Catholics Launch New Volley in Fight Over Michigan Adoption Rules

(CN) – A Catholic foster-care agency sued the Michigan attorney general Monday, fighting the threat of penalties if it refuses to serve same-sex couples.

St. Vincent Catholic Charities filed the lawsuit in the Western Michigan federal court, along with co-plaintiffs Melissa and Chad Buck and Shamber Fiore.

In addition to Michigan Attorney General Dana Nessel, they also sued the U.S. Department of Health and Human Services and Secretary Alex Azar; Michigan Health and Human Services director Robert Gordon; and Michigan Children’s Services Agency executive director Herman McCall.

St. Vincent accuses the state of forcing it and other faith-based agencies “to choose between following their faith and closing down a vital ministry.”

Attorney William Bloomfield of the Catholic Diocese of Lansing filed the lawsuit on the plaintiffs’ behalf, along with The Becket Fund for Religious Liberty.

The Bucks have fostered five special-needs children through St. Vincent, and they claim they wouldn’t be able to adopt one of the children’s siblings without the agency.

Fiore serves as a mentor with St. Vincent, which helped her “find a home and a loving family after escaping a past filled with trauma and abuse,” according to the lawsuit.

The plaintiffs claim the state “has threatened to take action against St. Vincent solely because the agency abides by its Catholic beliefs regarding marriage.”

They ask the court for an injunction, claiming violations of their First and 14th Amendment rights.

“No same-sex couple has been prevented from fostering or adopting a child by St. Vincent,” the plaintiffs say, adding the agency refers same-sex couples to foster programs that can help them.

Through the state’s Michigan Adoptive Resources Exchange, the lawsuit states, a same-sex couple could adopt a child who is placed with one of St. Vincent’s foster families.

St. Vincent objected to the state’s requirement that it recommend LGBTQ prospective parents for foster-care licenses.

“Were St. Vincent to fail to comply with this regulation, MDHHS will cut St. Vincent’s funding and refuse to continue contracting with the agency,” the plaintiffs claim.

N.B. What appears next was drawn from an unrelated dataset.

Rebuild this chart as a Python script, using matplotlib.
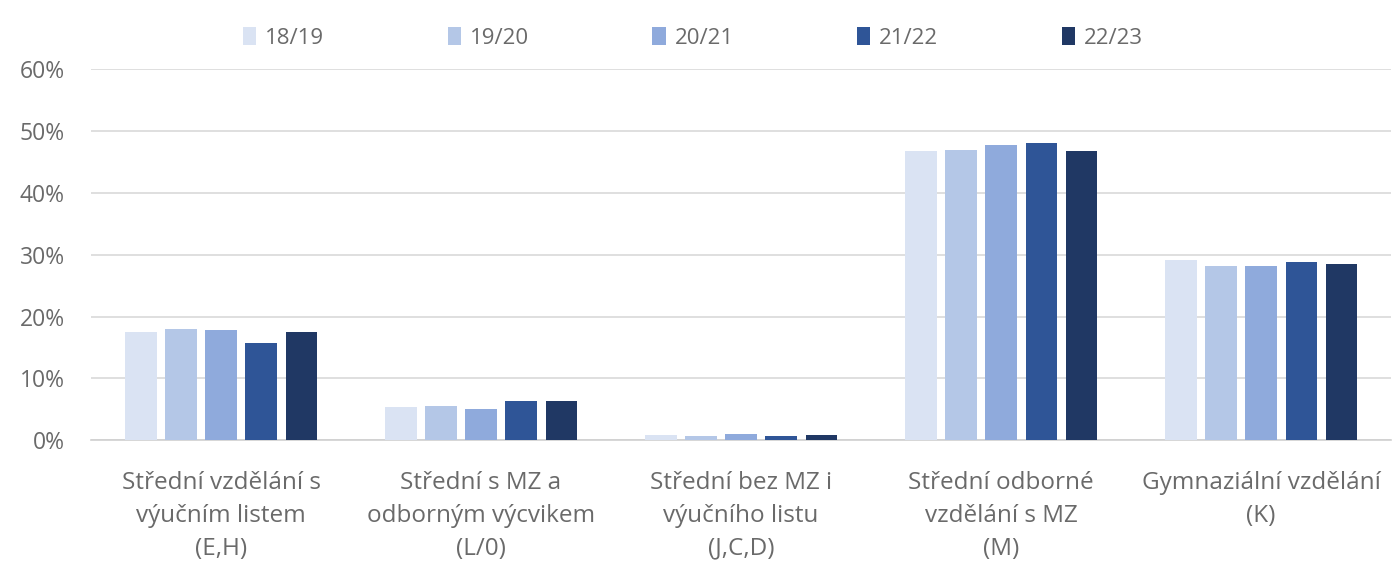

They also note that other state-licensed agencies are allowed to specialize in placing students with families that are black, Native American or have experience with developmentally disabled children.

In 2017, the American Civil Liberties Union sued Michigan Health and Human Services on behalf of two couples who claimed St. Vincent and another agency had referred them elsewhere based on their sexual orientation.

The plaintiffs intervened in that lawsuit in March 2018, but they did not join in its settlement last month.  They claimed that Attorney General Nessel “directed MDHHS to change its internal policy regarding permitting private child placing agencies to refer couples to other agencies.”

The lawsuit quotes Nessel as stating that “the United States Department of Health and Human Services requires that states’ Title IV-E-funded programs prohibit discrimination on the basis of sexual orientation or gender identity.”

Therefore, faith-based agencies are no longer allowed to refer same-sex couples to other agencies or to refuse to process their adoption applications, according to the lawsuit.

St. Vincent noted its adoption contract is up for renewal in October, and it “reasonably fears that the state will refuse to renew the contract on the basis of St. Vincent’s religious beliefs and practices.”

“If St. Vincent is unable to receive referrals from or contract with the state,” the plaintiffs say, “it will be forced to close its foster care and adoption programs, ending a decades-old religious ministry and reducing the number of agencies available to serve families and children in need.”

Melissa Buck said, “We are hopeful that the courts will step in, do the right thing and allow faith-based agencies to continue to help vulnerable families like mine.”